Le grand dilemme du G20

Publié le par sceptix

Alors qu'ils doivent créer une gouvernance commune pour réguler les mouvements financiers, les Etats sont confrontés à de graves problèmes domestiques. Où iront leurs priorités?

PAR GERARD DELALOYE



Il aura donc suffi qu'un parlementaire tchèque vote contre son gouvernement pour que la chute de Mirek Topolanek sème un trouble d'ampleur européenne et mette en évidence un phénomène déjà largement perceptible avant le déclenchement de la crise économique l'été dernier: le morcellement d'une Union Européenne tirée à hue et à dia par des pulsions nationalistes.

Topolanek, eurosceptique proaméricain, est aussi en charge de la présidence de l'Union Européenne jusqu'à la fin juin (il est toutefois possible que, vu le mode de désignation de son successeur, il reste encore en charge pendant quelques mois).
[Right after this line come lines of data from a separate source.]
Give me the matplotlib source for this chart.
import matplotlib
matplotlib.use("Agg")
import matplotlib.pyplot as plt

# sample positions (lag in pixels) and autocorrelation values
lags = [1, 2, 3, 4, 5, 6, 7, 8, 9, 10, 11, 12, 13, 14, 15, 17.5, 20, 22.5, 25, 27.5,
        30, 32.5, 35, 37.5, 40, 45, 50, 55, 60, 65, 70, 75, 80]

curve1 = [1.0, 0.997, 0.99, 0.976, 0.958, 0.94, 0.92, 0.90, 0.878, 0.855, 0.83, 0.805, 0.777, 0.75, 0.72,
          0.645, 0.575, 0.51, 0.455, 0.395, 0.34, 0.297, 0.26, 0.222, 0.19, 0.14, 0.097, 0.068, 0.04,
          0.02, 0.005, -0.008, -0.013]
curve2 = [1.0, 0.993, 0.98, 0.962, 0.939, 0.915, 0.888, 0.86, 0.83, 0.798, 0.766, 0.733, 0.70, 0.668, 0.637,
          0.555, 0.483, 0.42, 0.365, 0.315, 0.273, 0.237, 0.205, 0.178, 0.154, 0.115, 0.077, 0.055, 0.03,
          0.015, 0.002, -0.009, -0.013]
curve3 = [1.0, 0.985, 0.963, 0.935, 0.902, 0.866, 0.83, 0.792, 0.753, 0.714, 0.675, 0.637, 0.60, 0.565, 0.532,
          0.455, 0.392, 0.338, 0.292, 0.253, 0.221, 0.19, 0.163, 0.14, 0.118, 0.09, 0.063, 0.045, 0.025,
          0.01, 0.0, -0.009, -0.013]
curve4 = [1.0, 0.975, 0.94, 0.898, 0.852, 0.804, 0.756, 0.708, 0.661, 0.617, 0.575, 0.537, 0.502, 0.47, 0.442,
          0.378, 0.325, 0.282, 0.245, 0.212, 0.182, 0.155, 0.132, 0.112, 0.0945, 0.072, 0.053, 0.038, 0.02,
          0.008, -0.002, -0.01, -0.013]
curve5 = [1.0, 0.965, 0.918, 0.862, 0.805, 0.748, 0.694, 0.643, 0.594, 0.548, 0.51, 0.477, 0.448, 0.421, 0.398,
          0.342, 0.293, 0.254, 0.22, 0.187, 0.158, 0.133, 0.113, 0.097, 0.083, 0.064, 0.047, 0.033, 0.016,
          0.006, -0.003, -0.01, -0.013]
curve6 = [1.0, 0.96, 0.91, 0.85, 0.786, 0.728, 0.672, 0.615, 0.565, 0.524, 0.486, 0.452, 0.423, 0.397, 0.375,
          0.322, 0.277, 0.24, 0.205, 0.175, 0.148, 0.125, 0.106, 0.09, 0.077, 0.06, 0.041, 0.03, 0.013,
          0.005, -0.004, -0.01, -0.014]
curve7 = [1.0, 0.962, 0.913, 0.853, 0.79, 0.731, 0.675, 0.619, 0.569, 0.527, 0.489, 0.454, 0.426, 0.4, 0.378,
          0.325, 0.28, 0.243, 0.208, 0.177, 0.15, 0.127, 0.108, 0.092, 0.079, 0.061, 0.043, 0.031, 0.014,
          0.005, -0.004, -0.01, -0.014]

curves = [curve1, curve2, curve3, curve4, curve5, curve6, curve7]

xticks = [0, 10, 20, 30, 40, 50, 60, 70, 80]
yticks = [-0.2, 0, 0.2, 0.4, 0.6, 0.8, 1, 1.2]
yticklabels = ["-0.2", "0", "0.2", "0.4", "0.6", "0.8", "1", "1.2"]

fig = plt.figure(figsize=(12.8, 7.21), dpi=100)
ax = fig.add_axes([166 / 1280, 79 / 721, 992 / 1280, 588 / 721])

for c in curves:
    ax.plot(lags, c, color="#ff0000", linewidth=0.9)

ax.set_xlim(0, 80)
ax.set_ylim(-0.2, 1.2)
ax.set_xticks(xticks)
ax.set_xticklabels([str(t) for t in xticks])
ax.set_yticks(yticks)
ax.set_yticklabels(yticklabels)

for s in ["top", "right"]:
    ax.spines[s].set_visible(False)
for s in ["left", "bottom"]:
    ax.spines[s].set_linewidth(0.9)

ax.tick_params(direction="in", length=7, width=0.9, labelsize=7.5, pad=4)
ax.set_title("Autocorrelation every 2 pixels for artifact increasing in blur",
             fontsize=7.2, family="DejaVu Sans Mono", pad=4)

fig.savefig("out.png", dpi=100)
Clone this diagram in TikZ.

Son affaiblissement politique ne va pas favoriser le dynamisme de la direction bruxelloise.

Cet épisode survenant après la démission annoncée du premier ministre hongrois Ferenc Gyursany se situe en droite ligne dans une crise politique générale de l'Europe anciennement soumise à Moscou.

La Pologne est bloquée politiquement par le conflit entre son président conservateur ultra-catholique et son gouvernement libéral. L'Estonie a perdu l'équivalent de 20% de son PIB dans la crise bancaire. La Lettonie est pour sa part au bord d'une faillite qui risque de mettre au tapis tant les politiciens que les spéculateurs, à la manière de ce qui s'est passé en Islande.

La Roumanie a obtenu le 24 mars un prêt d'environ 20 milliards d'euros sur deux ans du FMI, de l'UE et de la Banque mondiale. Mais le pays est politiquement sur le fil du rasoir. Le gouvernement Boc issu d'une coalition contre nature entre sociaux-démocrates et libéraux étatistes aura de la peine à survivre. La Bulgarie subit toujours le joug de diverses mafias.

L'intégration européenne de ces pays n'a pas encore porté la stabilité attendue. Le danger le plus immédiat reste cependant celui créé par l'irrédentisme hongrois en Slovaquie et en Roumanie, un irrédentisme soutenu par la forte montée des milices nationalistes en Hongrie même.

Cette crise politique sur fond de malaise économique fait écho à celle qui parcourt l'Europe occidentale de l'Islande à la Grèce en passant par l'Italie, l'Espagne, la Belgique et la France.

Il est compréhensible (sinon excusable) dans ces conditions que les gouvernants consacrent l'essentiel de leurs forces à résoudre leurs problèmes domestiques. Cela se réduit hélas à des décisions prises à la hâte, au coup par coup, sans autre vision d'avenir que celle de boucher des trous ou d'en faire en donnant la priorité aux grands chantiers ferroviaires ou autoroutiers. En poussant à la consommation des gens qui n'ont qu'une idée en tête: économiser, car ils sentent instinctivement que le plus dur est à venir.

Ces quelques remarques montrent le décalage qui règne entre une agitation internationale très artificielle entretenue notamment par la multiplication des sommets planétaires ou la désignation d'ennemis de convenance comme la prétendue guerre aux paradis fiscaux, destinée avant tout à amuser la galerie. Dans ce sens, le prochain G20 du début avril va surtout se conclure par la production éphémère de jolis lapins de Pâques!

Car l'enjeu réel demeure la définition de règles mettant sous contrôle les moteurs capitalistes (financiers, industriels, commerciaux...) de la mondialisation. Il s'agit, par des accords entre grandes puissances, de créer une gouvernance politique mondiale capable d'empêcher les mouvements financiers d'obéir à leur seule logique. Ce n'est tout de même pas par hasard que l'Etat, depuis le XVIIIe siècle, s'est développé pour accompagner et surveiller la croissance et à l'expansion économique.

Il est probablement possible de trouver une solution en se donnant le temps de travailler en profondeur et de réformer les institutions (FMI, OMC, Banque mondiale) issues de la dernière guerre mondiale. Mais il faudrait pour cela un gouvernement américain fort et expérimenté. Ce n'est pas encore le cas de l'administration Obama qui vient d'entrer en fonction et qui, comme les gouvernements européens, tente avant tout de reprendre en main la gestion du pays.

C'est dire que les turbulences qui secouent les Etats européens n'ont pas fini de les pousser vers les populistes nationalistes et xénophobes avec le risque évident d'un retour en force du protectionnisme économique.